*Work to do*
All of the material below is to be restated word for word, apart from the pictures.

__________________________________________________

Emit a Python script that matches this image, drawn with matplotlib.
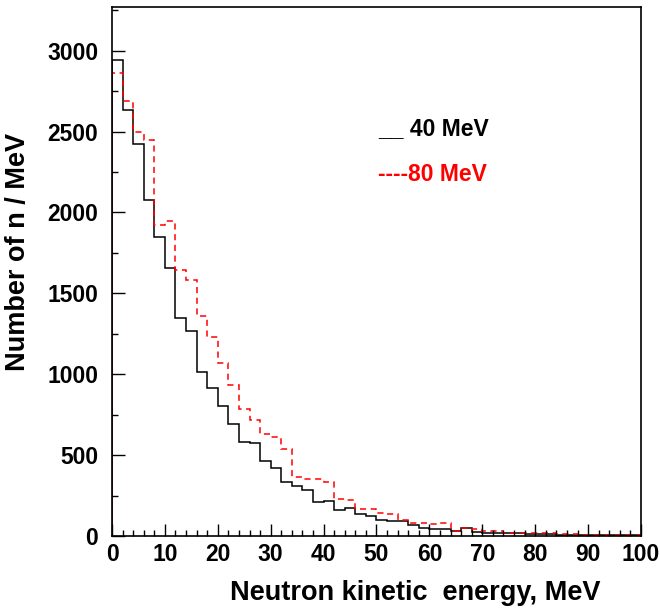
import numpy as np
import matplotlib
matplotlib.use('Agg')
import matplotlib.pyplot as plt
from matplotlib.ticker import MultipleLocator

plt.rcParams['font.family'] = ['Liberation Sans', 'DejaVu Sans']
plt.rcParams['font.weight'] = 'bold'

# ── Data: neutron spectra, 2 MeV bins from 0 to 100 MeV ─────────
bin_edges = np.arange(0, 102, 2)

counts_40 = [2944, 2634, 2424, 2078, 1847, 1657, 1346, 1268, 1012, 917,
             802, 695, 583, 573, 464, 418, 336, 309, 284, 210,
             216, 161, 171, 134, 124, 99, 93, 93, 68, 52,
             41, 41, 29, 47, 25, 21, 21, 16, 16, 14,
             14, 12, 8, 6, 6, 4, 4, 4, 4, 4]

counts_80 = [2861, 2688, 2497, 2445, 1925, 1948, 1643, 1583, 1359, 1233,
             1068, 932, 784, 717, 631, 610, 536, 365, 352, 352,
             336, 229, 223, 167, 165, 140, 134, 99, 82, 78,
             74, 78, 33, 52, 41, 33, 31, 21, 18, 16,
             16, 16, 12, 10, 8, 6, 4, 4, 4, 4]

# ── Plot ────────────────────────────────────────────────────────
fig = plt.figure(figsize=(6.6, 6.09), dpi=100)
ax = fig.add_axes([0.1697, 0.1199, 0.8015, 0.8686])

ax.stairs(counts_40, bin_edges, baseline=0, color='black', linewidth=1.1)
ax.stairs(counts_80, bin_edges, baseline=0, color='red', linewidth=1.1,
          linestyle=(0, (4, 3)))

ax.set_xlim(0, 100)
ax.set_ylim(0, 3270)

ax.xaxis.set_major_locator(MultipleLocator(10))
ax.xaxis.set_minor_locator(MultipleLocator(2))
ax.yaxis.set_major_locator(MultipleLocator(500))
ax.yaxis.set_minor_locator(MultipleLocator(250))

ax.tick_params(which='both', direction='in', top=False, right=False,
               labelsize=16.5, width=1.0)
ax.tick_params(axis='x', which='major', length=9, pad=5)
ax.tick_params(axis='x', which='minor', length=4.5)
ax.tick_params(axis='y', which='major', length=9.5, pad=10)
ax.tick_params(axis='y', which='minor', length=4.5)
for lab in ax.get_xticklabels() + ax.get_yticklabels():
    lab.set_fontweight('bold')

for spine in ax.spines.values():
    spine.set_linewidth(1.2)

ax.set_xlabel('Neutron kinetic  energy, MeV', fontsize=19.5, fontweight='bold')
ax.set_ylabel('Number of n / MeV', fontsize=19.5, fontweight='bold')
ax.xaxis.set_label_coords(0.573, -0.083)
ax.yaxis.set_label_coords(-0.153, 0.537)

ax.text(0.503, 0.770, '__ 40 MeV', transform=ax.transAxes, fontsize=16.5,
        fontweight='bold', color='black', ha='left', va='center')
ax.text(0.503, 0.684, '----80 MeV', transform=ax.transAxes, fontsize=16.5,
        fontweight='bold', color='red', ha='left', va='center')

plt.savefig('out.png', dpi=100)
plt.close()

__________________________________________________

*Solution for this task*
Emit a Python script that matches this image, drawn with matplotlib.
import numpy as np
import matplotlib
matplotlib.use('Agg')
import matplotlib.pyplot as plt
from matplotlib.ticker import MultipleLocator

plt.rcParams['font.family'] = ['Liberation Sans', 'DejaVu Sans']
plt.rcParams['font.weight'] = 'bold'

# ── Data: neutron spectra, 2 MeV bins from 0 to 100 MeV ─────────
bin_edges = np.arange(0, 102, 2)

counts_40 = [2944, 2634, 2424, 2078, 1847, 1657, 1346, 1268, 1012, 917,
             802, 695, 583, 573, 464, 418, 336, 309, 284, 210,
             216, 161, 171, 134, 124, 99, 93, 93, 68, 52,
             41, 41, 29, 47, 25, 21, 21, 16, 16, 14,
             14, 12, 8, 6, 6, 4, 4, 4, 4, 4]

counts_80 = [2861, 2688, 2497, 2445, 1925, 1948, 1643, 1583, 1359, 1233,
             1068, 932, 784, 717, 631, 610, 536, 365, 352, 352,
             336, 229, 223, 167, 165, 140, 134, 99, 82, 78,
             74, 78, 33, 52, 41, 33, 31, 21, 18, 16,
             16, 16, 12, 10, 8, 6, 4, 4, 4, 4]

# ── Plot ────────────────────────────────────────────────────────
fig = plt.figure(figsize=(6.6, 6.09), dpi=100)
ax = fig.add_axes([0.1697, 0.1199, 0.8015, 0.8686])

ax.stairs(counts_40, bin_edges, baseline=0, color='black', linewidth=1.1)
ax.stairs(counts_80, bin_edges, baseline=0, color='red', linewidth=1.1,
          linestyle=(0, (4, 3)))

ax.set_xlim(0, 100)
ax.set_ylim(0, 3270)

ax.xaxis.set_major_locator(MultipleLocator(10))
ax.xaxis.set_minor_locator(MultipleLocator(2))
ax.yaxis.set_major_locator(MultipleLocator(500))
ax.yaxis.set_minor_locator(MultipleLocator(250))

ax.tick_params(which='both', direction='in', top=False, right=False,
               labelsize=16.5, width=1.0)
ax.tick_params(axis='x', which='major', length=9, pad=5)
ax.tick_params(axis='x', which='minor', length=4.5)
ax.tick_params(axis='y', which='major', length=9.5, pad=10)
ax.tick_params(axis='y', which='minor', length=4.5)
for lab in ax.get_xticklabels() + ax.get_yticklabels():
    lab.set_fontweight('bold')

for spine in ax.spines.values():
    spine.set_linewidth(1.2)

ax.set_xlabel('Neutron kinetic  energy, MeV', fontsize=19.5, fontweight='bold')
ax.set_ylabel('Number of n / MeV', fontsize=19.5, fontweight='bold')
ax.xaxis.set_label_coords(0.573, -0.083)
ax.yaxis.set_label_coords(-0.153, 0.537)

ax.text(0.503, 0.770, '__ 40 MeV', transform=ax.transAxes, fontsize=16.5,
        fontweight='bold', color='black', ha='left', va='center')
ax.text(0.503, 0.684, '----80 MeV', transform=ax.transAxes, fontsize=16.5,
        fontweight='bold', color='red', ha='left', va='center')

plt.savefig('out.png', dpi=100)
plt.close()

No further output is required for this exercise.